# Recorded data

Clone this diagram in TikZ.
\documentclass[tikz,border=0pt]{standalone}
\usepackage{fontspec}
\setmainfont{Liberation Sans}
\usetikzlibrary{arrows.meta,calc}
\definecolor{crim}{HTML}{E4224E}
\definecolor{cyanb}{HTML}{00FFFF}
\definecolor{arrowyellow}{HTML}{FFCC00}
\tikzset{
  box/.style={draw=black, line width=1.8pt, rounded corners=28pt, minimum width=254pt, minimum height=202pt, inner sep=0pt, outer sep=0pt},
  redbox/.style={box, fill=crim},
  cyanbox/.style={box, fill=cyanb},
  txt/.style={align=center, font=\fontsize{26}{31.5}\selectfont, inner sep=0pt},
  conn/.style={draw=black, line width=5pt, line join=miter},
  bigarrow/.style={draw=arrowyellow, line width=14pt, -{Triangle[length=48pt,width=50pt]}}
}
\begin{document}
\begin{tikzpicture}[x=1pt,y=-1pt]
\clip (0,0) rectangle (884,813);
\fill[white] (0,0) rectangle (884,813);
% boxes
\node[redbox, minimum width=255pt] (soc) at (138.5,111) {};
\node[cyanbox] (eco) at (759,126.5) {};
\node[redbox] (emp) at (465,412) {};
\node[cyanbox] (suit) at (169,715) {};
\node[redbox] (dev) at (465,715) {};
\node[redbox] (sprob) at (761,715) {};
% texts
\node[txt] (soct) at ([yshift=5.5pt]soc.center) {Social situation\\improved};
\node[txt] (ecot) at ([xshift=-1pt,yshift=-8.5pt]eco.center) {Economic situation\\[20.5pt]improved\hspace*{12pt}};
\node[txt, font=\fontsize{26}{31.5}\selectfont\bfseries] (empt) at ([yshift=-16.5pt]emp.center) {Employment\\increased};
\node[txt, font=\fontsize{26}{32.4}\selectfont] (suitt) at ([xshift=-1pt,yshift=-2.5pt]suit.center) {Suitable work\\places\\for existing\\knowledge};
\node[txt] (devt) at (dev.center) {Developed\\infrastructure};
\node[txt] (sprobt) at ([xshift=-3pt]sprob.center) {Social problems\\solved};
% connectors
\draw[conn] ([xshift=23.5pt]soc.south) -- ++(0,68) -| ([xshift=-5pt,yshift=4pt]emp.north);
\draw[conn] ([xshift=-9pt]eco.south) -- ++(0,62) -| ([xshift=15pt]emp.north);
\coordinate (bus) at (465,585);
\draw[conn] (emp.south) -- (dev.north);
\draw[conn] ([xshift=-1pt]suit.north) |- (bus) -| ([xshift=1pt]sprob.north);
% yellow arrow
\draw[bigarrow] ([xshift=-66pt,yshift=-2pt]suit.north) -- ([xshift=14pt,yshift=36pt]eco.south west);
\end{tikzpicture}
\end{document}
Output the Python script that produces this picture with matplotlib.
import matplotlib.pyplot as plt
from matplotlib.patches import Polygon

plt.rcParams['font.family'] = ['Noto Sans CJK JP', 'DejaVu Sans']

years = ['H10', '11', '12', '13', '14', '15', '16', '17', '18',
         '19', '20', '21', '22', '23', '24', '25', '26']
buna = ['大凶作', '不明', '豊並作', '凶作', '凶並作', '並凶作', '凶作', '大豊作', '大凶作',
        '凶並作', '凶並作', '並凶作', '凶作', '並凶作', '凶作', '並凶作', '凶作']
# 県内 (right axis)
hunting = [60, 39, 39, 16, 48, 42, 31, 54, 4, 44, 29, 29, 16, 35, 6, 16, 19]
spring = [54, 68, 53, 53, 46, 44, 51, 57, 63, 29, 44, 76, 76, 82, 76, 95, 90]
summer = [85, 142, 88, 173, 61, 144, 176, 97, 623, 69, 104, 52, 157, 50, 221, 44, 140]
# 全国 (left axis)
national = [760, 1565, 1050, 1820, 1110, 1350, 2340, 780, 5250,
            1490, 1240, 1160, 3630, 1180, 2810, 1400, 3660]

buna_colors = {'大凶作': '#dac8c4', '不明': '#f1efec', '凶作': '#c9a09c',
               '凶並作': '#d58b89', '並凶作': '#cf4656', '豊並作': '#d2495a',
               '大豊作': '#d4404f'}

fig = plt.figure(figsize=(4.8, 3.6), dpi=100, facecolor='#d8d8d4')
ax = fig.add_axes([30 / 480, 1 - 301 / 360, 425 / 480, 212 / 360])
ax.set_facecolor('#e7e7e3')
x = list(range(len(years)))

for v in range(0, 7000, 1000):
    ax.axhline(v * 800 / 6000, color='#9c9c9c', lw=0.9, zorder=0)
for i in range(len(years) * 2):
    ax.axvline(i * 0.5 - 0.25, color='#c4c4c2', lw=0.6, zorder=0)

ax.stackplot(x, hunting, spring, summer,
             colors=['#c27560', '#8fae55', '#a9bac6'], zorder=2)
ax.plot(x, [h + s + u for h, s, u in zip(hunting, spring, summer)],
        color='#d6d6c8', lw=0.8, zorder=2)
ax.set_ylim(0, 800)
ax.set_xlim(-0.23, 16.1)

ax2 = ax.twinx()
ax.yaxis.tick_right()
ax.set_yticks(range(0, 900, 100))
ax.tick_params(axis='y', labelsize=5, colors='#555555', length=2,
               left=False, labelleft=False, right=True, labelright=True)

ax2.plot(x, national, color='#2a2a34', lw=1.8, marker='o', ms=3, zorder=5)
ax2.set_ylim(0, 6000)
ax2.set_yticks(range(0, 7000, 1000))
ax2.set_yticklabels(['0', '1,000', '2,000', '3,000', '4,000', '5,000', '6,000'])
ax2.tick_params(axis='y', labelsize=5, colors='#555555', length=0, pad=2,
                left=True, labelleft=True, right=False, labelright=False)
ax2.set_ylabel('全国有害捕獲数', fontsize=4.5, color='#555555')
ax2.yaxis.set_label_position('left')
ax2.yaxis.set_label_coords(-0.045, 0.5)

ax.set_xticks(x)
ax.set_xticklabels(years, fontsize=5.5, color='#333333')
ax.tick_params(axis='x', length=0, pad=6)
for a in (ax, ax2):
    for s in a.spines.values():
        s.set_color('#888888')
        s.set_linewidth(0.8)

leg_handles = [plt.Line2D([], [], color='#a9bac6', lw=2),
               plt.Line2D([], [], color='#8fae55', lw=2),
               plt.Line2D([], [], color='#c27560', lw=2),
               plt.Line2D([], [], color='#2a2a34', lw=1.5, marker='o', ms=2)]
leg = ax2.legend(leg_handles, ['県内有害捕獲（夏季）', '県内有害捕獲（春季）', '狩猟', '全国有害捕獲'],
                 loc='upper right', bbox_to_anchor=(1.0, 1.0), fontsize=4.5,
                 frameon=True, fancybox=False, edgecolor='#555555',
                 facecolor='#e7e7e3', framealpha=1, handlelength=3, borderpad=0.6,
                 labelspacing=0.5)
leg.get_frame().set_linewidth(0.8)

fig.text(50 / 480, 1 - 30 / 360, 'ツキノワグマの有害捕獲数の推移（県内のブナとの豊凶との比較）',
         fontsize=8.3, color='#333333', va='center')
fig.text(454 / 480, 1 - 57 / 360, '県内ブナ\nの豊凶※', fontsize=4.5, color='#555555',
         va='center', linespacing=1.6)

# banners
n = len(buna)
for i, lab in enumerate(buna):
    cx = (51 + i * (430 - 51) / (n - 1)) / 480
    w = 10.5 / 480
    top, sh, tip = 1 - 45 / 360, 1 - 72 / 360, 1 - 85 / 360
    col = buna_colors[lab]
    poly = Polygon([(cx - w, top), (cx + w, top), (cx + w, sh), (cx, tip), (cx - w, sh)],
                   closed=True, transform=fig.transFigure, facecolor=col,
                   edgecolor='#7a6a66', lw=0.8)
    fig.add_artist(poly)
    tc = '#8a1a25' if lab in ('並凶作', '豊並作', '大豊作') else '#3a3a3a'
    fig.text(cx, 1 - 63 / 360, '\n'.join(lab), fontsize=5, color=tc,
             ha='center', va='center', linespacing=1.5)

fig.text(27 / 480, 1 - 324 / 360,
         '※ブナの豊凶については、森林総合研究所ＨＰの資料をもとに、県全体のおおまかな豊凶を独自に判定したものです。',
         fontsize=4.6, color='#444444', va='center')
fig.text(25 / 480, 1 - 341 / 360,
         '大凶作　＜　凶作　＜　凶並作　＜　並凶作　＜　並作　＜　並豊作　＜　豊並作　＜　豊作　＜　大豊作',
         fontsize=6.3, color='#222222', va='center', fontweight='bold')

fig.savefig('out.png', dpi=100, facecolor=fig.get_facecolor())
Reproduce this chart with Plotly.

# Stated exercise
Give back exactly the lines running from the line that contains "Output the Python" through the line that contains "plt.rcParams['font.family'] = ['Noto", and nothing outside them.

# Result of this task
Output the Python script that produces this picture with matplotlib.
import matplotlib.pyplot as plt
from matplotlib.patches import Polygon

plt.rcParams['font.family'] = ['Noto Sans CJK JP', 'DejaVu Sans']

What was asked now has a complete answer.